----- Entries shown -----
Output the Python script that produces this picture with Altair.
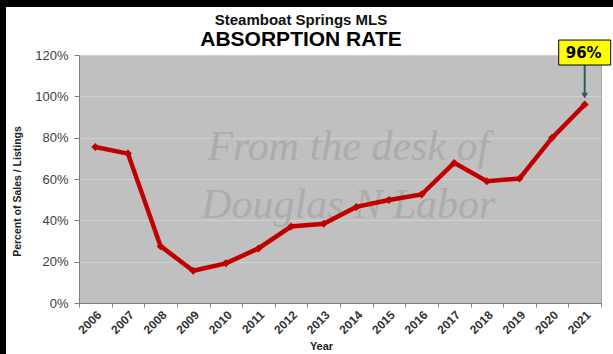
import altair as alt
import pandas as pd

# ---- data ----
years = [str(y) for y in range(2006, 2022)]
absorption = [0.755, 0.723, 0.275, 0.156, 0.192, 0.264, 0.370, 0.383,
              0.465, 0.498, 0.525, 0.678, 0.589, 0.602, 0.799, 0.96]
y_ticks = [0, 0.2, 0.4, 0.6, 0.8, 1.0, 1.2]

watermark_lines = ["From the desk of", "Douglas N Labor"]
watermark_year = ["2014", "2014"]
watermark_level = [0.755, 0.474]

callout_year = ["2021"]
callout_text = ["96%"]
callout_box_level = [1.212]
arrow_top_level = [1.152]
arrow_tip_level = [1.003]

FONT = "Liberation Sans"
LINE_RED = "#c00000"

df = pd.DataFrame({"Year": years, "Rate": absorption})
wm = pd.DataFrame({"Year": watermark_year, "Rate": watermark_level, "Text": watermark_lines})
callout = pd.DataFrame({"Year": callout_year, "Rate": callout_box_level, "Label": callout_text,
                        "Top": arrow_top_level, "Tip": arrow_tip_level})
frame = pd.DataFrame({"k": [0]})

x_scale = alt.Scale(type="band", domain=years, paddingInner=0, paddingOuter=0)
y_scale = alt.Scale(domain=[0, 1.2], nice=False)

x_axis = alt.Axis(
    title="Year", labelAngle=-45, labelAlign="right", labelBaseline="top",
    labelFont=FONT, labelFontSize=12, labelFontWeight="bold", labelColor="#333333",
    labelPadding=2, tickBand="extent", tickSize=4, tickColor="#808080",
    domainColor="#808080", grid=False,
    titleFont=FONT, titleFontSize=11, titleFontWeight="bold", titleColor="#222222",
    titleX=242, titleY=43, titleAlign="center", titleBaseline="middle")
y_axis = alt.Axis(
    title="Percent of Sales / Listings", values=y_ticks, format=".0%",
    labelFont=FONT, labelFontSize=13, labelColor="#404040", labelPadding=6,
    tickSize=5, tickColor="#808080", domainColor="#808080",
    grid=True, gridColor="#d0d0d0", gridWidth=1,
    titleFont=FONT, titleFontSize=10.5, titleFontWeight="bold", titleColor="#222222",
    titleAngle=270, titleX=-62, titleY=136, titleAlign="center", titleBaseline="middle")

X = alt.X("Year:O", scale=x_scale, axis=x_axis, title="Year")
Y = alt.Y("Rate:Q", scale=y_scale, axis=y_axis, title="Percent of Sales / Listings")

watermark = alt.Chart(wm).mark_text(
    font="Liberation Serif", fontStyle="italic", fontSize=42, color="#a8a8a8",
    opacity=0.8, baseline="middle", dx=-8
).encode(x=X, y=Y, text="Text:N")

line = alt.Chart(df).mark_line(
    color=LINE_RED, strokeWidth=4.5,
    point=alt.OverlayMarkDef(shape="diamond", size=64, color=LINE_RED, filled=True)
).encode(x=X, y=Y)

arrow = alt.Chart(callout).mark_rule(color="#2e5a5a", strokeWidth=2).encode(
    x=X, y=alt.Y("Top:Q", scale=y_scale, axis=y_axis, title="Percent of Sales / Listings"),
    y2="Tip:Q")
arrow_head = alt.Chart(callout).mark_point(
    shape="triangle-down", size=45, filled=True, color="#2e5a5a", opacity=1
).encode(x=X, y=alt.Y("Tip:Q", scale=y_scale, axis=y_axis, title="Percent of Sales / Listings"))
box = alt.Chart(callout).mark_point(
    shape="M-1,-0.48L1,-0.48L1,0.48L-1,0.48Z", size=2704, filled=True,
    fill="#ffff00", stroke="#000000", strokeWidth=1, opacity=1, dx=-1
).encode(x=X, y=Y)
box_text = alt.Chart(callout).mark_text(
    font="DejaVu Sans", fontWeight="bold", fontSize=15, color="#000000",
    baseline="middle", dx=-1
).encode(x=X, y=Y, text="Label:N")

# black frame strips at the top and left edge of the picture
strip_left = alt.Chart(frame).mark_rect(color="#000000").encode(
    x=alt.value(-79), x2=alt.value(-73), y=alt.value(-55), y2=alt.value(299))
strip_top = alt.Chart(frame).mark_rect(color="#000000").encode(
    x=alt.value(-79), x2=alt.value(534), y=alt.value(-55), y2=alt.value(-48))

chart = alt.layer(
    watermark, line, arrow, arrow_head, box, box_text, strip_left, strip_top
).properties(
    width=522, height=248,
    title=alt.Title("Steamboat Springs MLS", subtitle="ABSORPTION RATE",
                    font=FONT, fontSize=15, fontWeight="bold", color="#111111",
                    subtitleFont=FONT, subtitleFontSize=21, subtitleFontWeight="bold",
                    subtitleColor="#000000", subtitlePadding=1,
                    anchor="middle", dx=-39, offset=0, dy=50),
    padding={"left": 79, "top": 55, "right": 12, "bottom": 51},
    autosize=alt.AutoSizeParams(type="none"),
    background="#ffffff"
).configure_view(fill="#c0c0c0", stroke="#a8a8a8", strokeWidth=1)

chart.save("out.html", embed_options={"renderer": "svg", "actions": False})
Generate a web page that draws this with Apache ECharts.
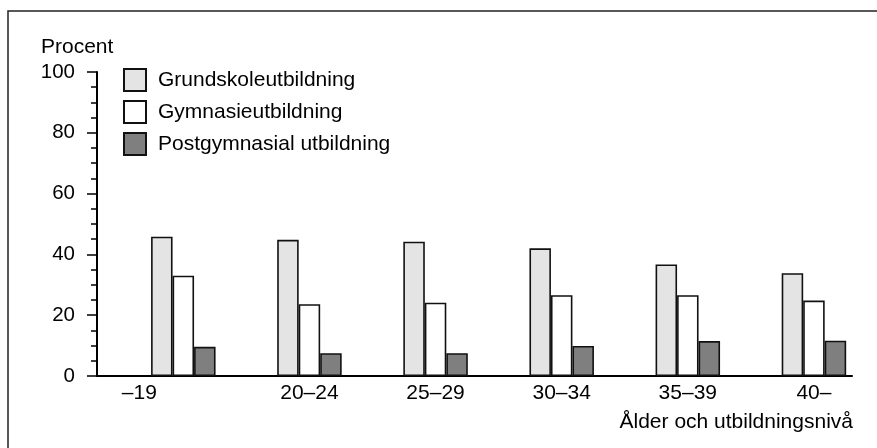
-----
- Goal of the exercise
Return to the listing above and set it down exactly, leaving out its pictures.

- The result
Output the Python script that produces this picture with Altair.
import altair as alt
import pandas as pd

# ---- data ----
years = [str(y) for y in range(2006, 2022)]
absorption = [0.755, 0.723, 0.275, 0.156, 0.192, 0.264, 0.370, 0.383,
              0.465, 0.498, 0.525, 0.678, 0.589, 0.602, 0.799, 0.96]
y_ticks = [0, 0.2, 0.4, 0.6, 0.8, 1.0, 1.2]

watermark_lines = ["From the desk of", "Douglas N Labor"]
watermark_year = ["2014", "2014"]
watermark_level = [0.755, 0.474]

callout_year = ["2021"]
callout_text = ["96%"]
callout_box_level = [1.212]
arrow_top_level = [1.152]
arrow_tip_level = [1.003]

FONT = "Liberation Sans"
LINE_RED = "#c00000"

df = pd.DataFrame({"Year": years, "Rate": absorption})
wm = pd.DataFrame({"Year": watermark_year, "Rate": watermark_level, "Text": watermark_lines})
callout = pd.DataFrame({"Year": callout_year, "Rate": callout_box_level, "Label": callout_text,
                        "Top": arrow_top_level, "Tip": arrow_tip_level})
frame = pd.DataFrame({"k": [0]})

x_scale = alt.Scale(type="band", domain=years, paddingInner=0, paddingOuter=0)
y_scale = alt.Scale(domain=[0, 1.2], nice=False)

x_axis = alt.Axis(
    title="Year", labelAngle=-45, labelAlign="right", labelBaseline="top",
    labelFont=FONT, labelFontSize=12, labelFontWeight="bold", labelColor="#333333",
    labelPadding=2, tickBand="extent", tickSize=4, tickColor="#808080",
    domainColor="#808080", grid=False,
    titleFont=FONT, titleFontSize=11, titleFontWeight="bold", titleColor="#222222",
    titleX=242, titleY=43, titleAlign="center", titleBaseline="middle")
y_axis = alt.Axis(
    title="Percent of Sales / Listings", values=y_ticks, format=".0%",
    labelFont=FONT, labelFontSize=13, labelColor="#404040", labelPadding=6,
    tickSize=5, tickColor="#808080", domainColor="#808080",
    grid=True, gridColor="#d0d0d0", gridWidth=1,
    titleFont=FONT, titleFontSize=10.5, titleFontWeight="bold", titleColor="#222222",
    titleAngle=270, titleX=-62, titleY=136, titleAlign="center", titleBaseline="middle")

X = alt.X("Year:O", scale=x_scale, axis=x_axis, title="Year")
Y = alt.Y("Rate:Q", scale=y_scale, axis=y_axis, title="Percent of Sales / Listings")

watermark = alt.Chart(wm).mark_text(
    font="Liberation Serif", fontStyle="italic", fontSize=42, color="#a8a8a8",
    opacity=0.8, baseline="middle", dx=-8
).encode(x=X, y=Y, text="Text:N")

line = alt.Chart(df).mark_line(
    color=LINE_RED, strokeWidth=4.5,
    point=alt.OverlayMarkDef(shape="diamond", size=64, color=LINE_RED, filled=True)
).encode(x=X, y=Y)

arrow = alt.Chart(callout).mark_rule(color="#2e5a5a", strokeWidth=2).encode(
    x=X, y=alt.Y("Top:Q", scale=y_scale, axis=y_axis, title="Percent of Sales / Listings"),
    y2="Tip:Q")
arrow_head = alt.Chart(callout).mark_point(
    shape="triangle-down", size=45, filled=True, color="#2e5a5a", opacity=1
).encode(x=X, y=alt.Y("Tip:Q", scale=y_scale, axis=y_axis, title="Percent of Sales / Listings"))
box = alt.Chart(callout).mark_point(
    shape="M-1,-0.48L1,-0.48L1,0.48L-1,0.48Z", size=2704, filled=True,
    fill="#ffff00", stroke="#000000", strokeWidth=1, opacity=1, dx=-1
).encode(x=X, y=Y)
box_text = alt.Chart(callout).mark_text(
    font="DejaVu Sans", fontWeight="bold", fontSize=15, color="#000000",
    baseline="middle", dx=-1
).encode(x=X, y=Y, text="Label:N")

# black frame strips at the top and left edge of the picture
strip_left = alt.Chart(frame).mark_rect(color="#000000").encode(
    x=alt.value(-79), x2=alt.value(-73), y=alt.value(-55), y2=alt.value(299))
strip_top = alt.Chart(frame).mark_rect(color="#000000").encode(
    x=alt.value(-79), x2=alt.value(534), y=alt.value(-55), y2=alt.value(-48))

chart = alt.layer(
    watermark, line, arrow, arrow_head, box, box_text, strip_left, strip_top
).properties(
    width=522, height=248,
    title=alt.Title("Steamboat Springs MLS", subtitle="ABSORPTION RATE",
                    font=FONT, fontSize=15, fontWeight="bold", color="#111111",
                    subtitleFont=FONT, subtitleFontSize=21, subtitleFontWeight="bold",
                    subtitleColor="#000000", subtitlePadding=1,
                    anchor="middle", dx=-39, offset=0, dy=50),
    padding={"left": 79, "top": 55, "right": 12, "bottom": 51},
    autosize=alt.AutoSizeParams(type="none"),
    background="#ffffff"
).configure_view(fill="#c0c0c0", stroke="#a8a8a8", strokeWidth=1)

chart.save("out.html", embed_options={"renderer": "svg", "actions": False})
Generate a web page that draws this with Apache ECharts.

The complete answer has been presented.